__What you are asked to do__. Copy out the listing in full, exactly as written, but not its pictures.

━━━ Dataset content

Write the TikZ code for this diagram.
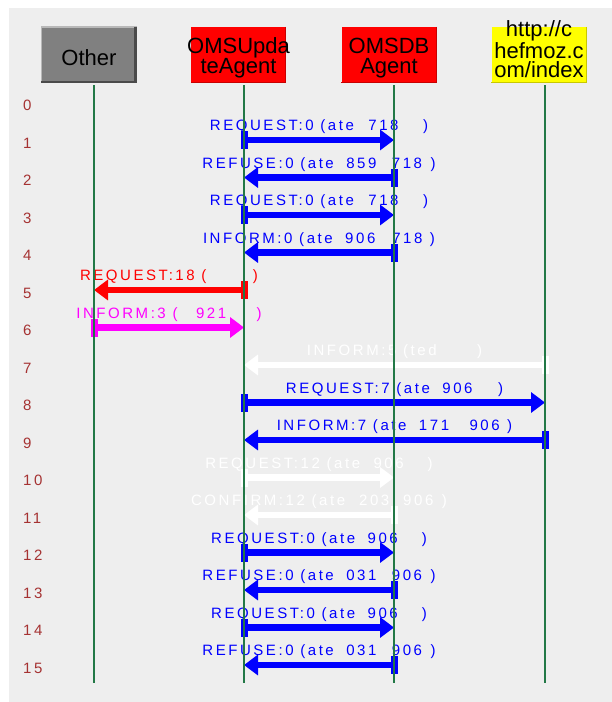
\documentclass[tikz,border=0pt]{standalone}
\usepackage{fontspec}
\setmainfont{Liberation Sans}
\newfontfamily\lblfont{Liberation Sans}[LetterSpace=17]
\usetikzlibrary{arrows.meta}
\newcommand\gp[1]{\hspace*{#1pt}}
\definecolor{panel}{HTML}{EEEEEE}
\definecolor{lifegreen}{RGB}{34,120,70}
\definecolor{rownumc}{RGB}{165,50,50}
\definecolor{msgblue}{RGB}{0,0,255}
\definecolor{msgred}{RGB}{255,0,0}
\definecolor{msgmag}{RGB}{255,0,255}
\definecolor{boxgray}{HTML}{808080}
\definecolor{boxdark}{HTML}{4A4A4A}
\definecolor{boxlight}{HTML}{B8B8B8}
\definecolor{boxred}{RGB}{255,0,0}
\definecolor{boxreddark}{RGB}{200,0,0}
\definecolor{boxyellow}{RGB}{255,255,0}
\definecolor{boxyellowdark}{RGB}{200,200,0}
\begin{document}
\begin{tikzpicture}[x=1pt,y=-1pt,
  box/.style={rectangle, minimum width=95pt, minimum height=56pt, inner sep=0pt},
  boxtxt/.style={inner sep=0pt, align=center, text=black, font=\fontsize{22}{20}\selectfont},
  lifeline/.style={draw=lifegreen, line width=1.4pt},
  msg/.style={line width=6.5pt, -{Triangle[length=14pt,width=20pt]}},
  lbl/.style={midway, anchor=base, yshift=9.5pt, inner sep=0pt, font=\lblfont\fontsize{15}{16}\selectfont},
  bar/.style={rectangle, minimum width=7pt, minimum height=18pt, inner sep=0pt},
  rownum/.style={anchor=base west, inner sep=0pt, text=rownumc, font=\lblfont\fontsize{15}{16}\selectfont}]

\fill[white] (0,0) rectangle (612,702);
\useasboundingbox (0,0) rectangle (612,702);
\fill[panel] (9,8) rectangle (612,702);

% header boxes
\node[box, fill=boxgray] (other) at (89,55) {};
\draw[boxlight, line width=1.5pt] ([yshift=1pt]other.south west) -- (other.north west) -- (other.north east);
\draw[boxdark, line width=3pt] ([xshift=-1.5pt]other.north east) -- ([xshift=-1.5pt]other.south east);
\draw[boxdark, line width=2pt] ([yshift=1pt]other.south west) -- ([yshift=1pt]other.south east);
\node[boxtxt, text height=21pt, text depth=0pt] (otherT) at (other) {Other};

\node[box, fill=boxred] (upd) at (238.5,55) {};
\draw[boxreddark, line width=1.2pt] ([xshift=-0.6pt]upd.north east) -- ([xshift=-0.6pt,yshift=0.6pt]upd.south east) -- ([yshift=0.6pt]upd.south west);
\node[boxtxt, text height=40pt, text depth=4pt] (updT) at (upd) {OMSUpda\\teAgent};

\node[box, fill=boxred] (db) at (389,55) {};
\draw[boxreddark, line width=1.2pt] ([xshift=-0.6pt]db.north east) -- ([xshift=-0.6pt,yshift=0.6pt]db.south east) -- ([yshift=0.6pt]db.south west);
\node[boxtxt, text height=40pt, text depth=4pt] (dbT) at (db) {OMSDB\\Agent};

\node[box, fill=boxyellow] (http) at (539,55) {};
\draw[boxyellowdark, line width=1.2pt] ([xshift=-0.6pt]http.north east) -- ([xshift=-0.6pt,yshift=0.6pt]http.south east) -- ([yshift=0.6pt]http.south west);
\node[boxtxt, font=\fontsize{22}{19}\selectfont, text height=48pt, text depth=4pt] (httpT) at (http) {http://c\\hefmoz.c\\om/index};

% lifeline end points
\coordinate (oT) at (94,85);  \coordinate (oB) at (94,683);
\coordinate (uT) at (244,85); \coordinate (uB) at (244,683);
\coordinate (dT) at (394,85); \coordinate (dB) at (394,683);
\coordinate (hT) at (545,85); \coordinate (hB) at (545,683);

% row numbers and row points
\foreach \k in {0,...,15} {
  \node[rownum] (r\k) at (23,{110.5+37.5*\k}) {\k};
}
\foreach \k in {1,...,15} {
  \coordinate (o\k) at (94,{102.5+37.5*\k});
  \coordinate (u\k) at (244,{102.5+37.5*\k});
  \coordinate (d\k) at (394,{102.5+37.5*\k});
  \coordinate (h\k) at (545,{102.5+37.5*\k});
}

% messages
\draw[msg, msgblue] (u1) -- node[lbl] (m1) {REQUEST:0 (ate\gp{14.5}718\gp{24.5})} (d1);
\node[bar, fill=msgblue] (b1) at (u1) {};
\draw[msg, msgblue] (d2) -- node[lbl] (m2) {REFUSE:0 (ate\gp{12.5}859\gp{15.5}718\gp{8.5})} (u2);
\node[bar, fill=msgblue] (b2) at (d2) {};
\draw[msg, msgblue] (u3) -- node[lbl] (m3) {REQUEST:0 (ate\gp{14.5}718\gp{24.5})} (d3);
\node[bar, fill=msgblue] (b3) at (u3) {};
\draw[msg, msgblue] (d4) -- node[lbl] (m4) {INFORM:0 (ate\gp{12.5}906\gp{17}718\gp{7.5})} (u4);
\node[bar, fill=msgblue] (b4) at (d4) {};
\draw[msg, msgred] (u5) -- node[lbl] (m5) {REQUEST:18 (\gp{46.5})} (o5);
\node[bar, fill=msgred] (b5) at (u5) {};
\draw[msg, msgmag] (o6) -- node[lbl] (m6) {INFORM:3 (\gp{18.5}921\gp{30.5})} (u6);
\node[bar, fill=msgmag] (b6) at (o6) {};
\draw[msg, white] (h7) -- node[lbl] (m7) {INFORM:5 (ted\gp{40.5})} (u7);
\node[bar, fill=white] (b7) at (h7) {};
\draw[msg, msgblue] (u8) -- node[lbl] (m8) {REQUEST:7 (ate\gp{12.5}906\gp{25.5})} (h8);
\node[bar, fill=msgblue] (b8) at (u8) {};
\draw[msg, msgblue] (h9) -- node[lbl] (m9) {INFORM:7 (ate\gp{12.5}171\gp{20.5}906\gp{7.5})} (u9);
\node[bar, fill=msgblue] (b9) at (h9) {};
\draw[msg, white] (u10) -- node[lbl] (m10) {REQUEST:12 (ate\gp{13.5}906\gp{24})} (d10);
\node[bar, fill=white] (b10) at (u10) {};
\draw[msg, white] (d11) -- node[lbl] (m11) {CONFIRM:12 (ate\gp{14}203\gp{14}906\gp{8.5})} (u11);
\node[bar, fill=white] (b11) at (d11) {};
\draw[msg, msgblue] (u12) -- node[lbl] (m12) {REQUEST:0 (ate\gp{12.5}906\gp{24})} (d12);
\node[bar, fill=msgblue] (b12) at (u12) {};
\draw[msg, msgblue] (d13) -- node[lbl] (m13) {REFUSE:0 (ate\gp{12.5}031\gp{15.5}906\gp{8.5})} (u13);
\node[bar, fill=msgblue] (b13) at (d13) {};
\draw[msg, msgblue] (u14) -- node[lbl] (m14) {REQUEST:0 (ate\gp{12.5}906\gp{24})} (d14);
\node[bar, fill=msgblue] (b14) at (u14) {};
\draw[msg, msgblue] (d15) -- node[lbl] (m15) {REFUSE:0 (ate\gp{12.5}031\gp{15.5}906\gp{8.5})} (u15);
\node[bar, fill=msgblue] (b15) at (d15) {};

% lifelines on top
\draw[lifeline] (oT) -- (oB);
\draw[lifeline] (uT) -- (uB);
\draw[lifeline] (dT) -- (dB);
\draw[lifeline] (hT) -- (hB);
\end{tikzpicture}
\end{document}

━━━━━━

__Worked answer__.
Write the TikZ code for this diagram.
\documentclass[tikz,border=0pt]{standalone}
\usepackage{fontspec}
\setmainfont{Liberation Sans}
\newfontfamily\lblfont{Liberation Sans}[LetterSpace=17]
\usetikzlibrary{arrows.meta}
\newcommand\gp[1]{\hspace*{#1pt}}
\definecolor{panel}{HTML}{EEEEEE}
\definecolor{lifegreen}{RGB}{34,120,70}
\definecolor{rownumc}{RGB}{165,50,50}
\definecolor{msgblue}{RGB}{0,0,255}
\definecolor{msgred}{RGB}{255,0,0}
\definecolor{msgmag}{RGB}{255,0,255}
\definecolor{boxgray}{HTML}{808080}
\definecolor{boxdark}{HTML}{4A4A4A}
\definecolor{boxlight}{HTML}{B8B8B8}
\definecolor{boxred}{RGB}{255,0,0}
\definecolor{boxreddark}{RGB}{200,0,0}
\definecolor{boxyellow}{RGB}{255,255,0}
\definecolor{boxyellowdark}{RGB}{200,200,0}
\begin{document}
\begin{tikzpicture}[x=1pt,y=-1pt,
  box/.style={rectangle, minimum width=95pt, minimum height=56pt, inner sep=0pt},
  boxtxt/.style={inner sep=0pt, align=center, text=black, font=\fontsize{22}{20}\selectfont},
  lifeline/.style={draw=lifegreen, line width=1.4pt},
  msg/.style={line width=6.5pt, -{Triangle[length=14pt,width=20pt]}},
  lbl/.style={midway, anchor=base, yshift=9.5pt, inner sep=0pt, font=\lblfont\fontsize{15}{16}\selectfont},
  bar/.style={rectangle, minimum width=7pt, minimum height=18pt, inner sep=0pt},
  rownum/.style={anchor=base west, inner sep=0pt, text=rownumc, font=\lblfont\fontsize{15}{16}\selectfont}]

\fill[white] (0,0) rectangle (612,702);
\useasboundingbox (0,0) rectangle (612,702);
\fill[panel] (9,8) rectangle (612,702);

% header boxes
\node[box, fill=boxgray] (other) at (89,55) {};
\draw[boxlight, line width=1.5pt] ([yshift=1pt]other.south west) -- (other.north west) -- (other.north east);
\draw[boxdark, line width=3pt] ([xshift=-1.5pt]other.north east) -- ([xshift=-1.5pt]other.south east);
\draw[boxdark, line width=2pt] ([yshift=1pt]other.south west) -- ([yshift=1pt]other.south east);
\node[boxtxt, text height=21pt, text depth=0pt] (otherT) at (other) {Other};

\node[box, fill=boxred] (upd) at (238.5,55) {};
\draw[boxreddark, line width=1.2pt] ([xshift=-0.6pt]upd.north east) -- ([xshift=-0.6pt,yshift=0.6pt]upd.south east) -- ([yshift=0.6pt]upd.south west);
\node[boxtxt, text height=40pt, text depth=4pt] (updT) at (upd) {OMSUpda\\teAgent};

\node[box, fill=boxred] (db) at (389,55) {};
\draw[boxreddark, line width=1.2pt] ([xshift=-0.6pt]db.north east) -- ([xshift=-0.6pt,yshift=0.6pt]db.south east) -- ([yshift=0.6pt]db.south west);
\node[boxtxt, text height=40pt, text depth=4pt] (dbT) at (db) {OMSDB\\Agent};

\node[box, fill=boxyellow] (http) at (539,55) {};
\draw[boxyellowdark, line width=1.2pt] ([xshift=-0.6pt]http.north east) -- ([xshift=-0.6pt,yshift=0.6pt]http.south east) -- ([yshift=0.6pt]http.south west);
\node[boxtxt, font=\fontsize{22}{19}\selectfont, text height=48pt, text depth=4pt] (httpT) at (http) {http://c\\hefmoz.c\\om/index};

% lifeline end points
\coordinate (oT) at (94,85);  \coordinate (oB) at (94,683);
\coordinate (uT) at (244,85); \coordinate (uB) at (244,683);
\coordinate (dT) at (394,85); \coordinate (dB) at (394,683);
\coordinate (hT) at (545,85); \coordinate (hB) at (545,683);

% row numbers and row points
\foreach \k in {0,...,15} {
  \node[rownum] (r\k) at (23,{110.5+37.5*\k}) {\k};
}
\foreach \k in {1,...,15} {
  \coordinate (o\k) at (94,{102.5+37.5*\k});
  \coordinate (u\k) at (244,{102.5+37.5*\k});
  \coordinate (d\k) at (394,{102.5+37.5*\k});
  \coordinate (h\k) at (545,{102.5+37.5*\k});
}

% messages
\draw[msg, msgblue] (u1) -- node[lbl] (m1) {REQUEST:0 (ate\gp{14.5}718\gp{24.5})} (d1);
\node[bar, fill=msgblue] (b1) at (u1) {};
\draw[msg, msgblue] (d2) -- node[lbl] (m2) {REFUSE:0 (ate\gp{12.5}859\gp{15.5}718\gp{8.5})} (u2);
\node[bar, fill=msgblue] (b2) at (d2) {};
\draw[msg, msgblue] (u3) -- node[lbl] (m3) {REQUEST:0 (ate\gp{14.5}718\gp{24.5})} (d3);
\node[bar, fill=msgblue] (b3) at (u3) {};
\draw[msg, msgblue] (d4) -- node[lbl] (m4) {INFORM:0 (ate\gp{12.5}906\gp{17}718\gp{7.5})} (u4);
\node[bar, fill=msgblue] (b4) at (d4) {};
\draw[msg, msgred] (u5) -- node[lbl] (m5) {REQUEST:18 (\gp{46.5})} (o5);
\node[bar, fill=msgred] (b5) at (u5) {};
\draw[msg, msgmag] (o6) -- node[lbl] (m6) {INFORM:3 (\gp{18.5}921\gp{30.5})} (u6);
\node[bar, fill=msgmag] (b6) at (o6) {};
\draw[msg, white] (h7) -- node[lbl] (m7) {INFORM:5 (ted\gp{40.5})} (u7);
\node[bar, fill=white] (b7) at (h7) {};
\draw[msg, msgblue] (u8) -- node[lbl] (m8) {REQUEST:7 (ate\gp{12.5}906\gp{25.5})} (h8);
\node[bar, fill=msgblue] (b8) at (u8) {};
\draw[msg, msgblue] (h9) -- node[lbl] (m9) {INFORM:7 (ate\gp{12.5}171\gp{20.5}906\gp{7.5})} (u9);
\node[bar, fill=msgblue] (b9) at (h9) {};
\draw[msg, white] (u10) -- node[lbl] (m10) {REQUEST:12 (ate\gp{13.5}906\gp{24})} (d10);
\node[bar, fill=white] (b10) at (u10) {};
\draw[msg, white] (d11) -- node[lbl] (m11) {CONFIRM:12 (ate\gp{14}203\gp{14}906\gp{8.5})} (u11);
\node[bar, fill=white] (b11) at (d11) {};
\draw[msg, msgblue] (u12) -- node[lbl] (m12) {REQUEST:0 (ate\gp{12.5}906\gp{24})} (d12);
\node[bar, fill=msgblue] (b12) at (u12) {};
\draw[msg, msgblue] (d13) -- node[lbl] (m13) {REFUSE:0 (ate\gp{12.5}031\gp{15.5}906\gp{8.5})} (u13);
\node[bar, fill=msgblue] (b13) at (d13) {};
\draw[msg, msgblue] (u14) -- node[lbl] (m14) {REQUEST:0 (ate\gp{12.5}906\gp{24})} (d14);
\node[bar, fill=msgblue] (b14) at (u14) {};
\draw[msg, msgblue] (d15) -- node[lbl] (m15) {REFUSE:0 (ate\gp{12.5}031\gp{15.5}906\gp{8.5})} (u15);
\node[bar, fill=msgblue] (b15) at (d15) {};

% lifelines on top
\draw[lifeline] (oT) -- (oB);
\draw[lifeline] (uT) -- (uB);
\draw[lifeline] (dT) -- (dB);
\draw[lifeline] (hT) -- (hB);
\end{tikzpicture}
\end{document}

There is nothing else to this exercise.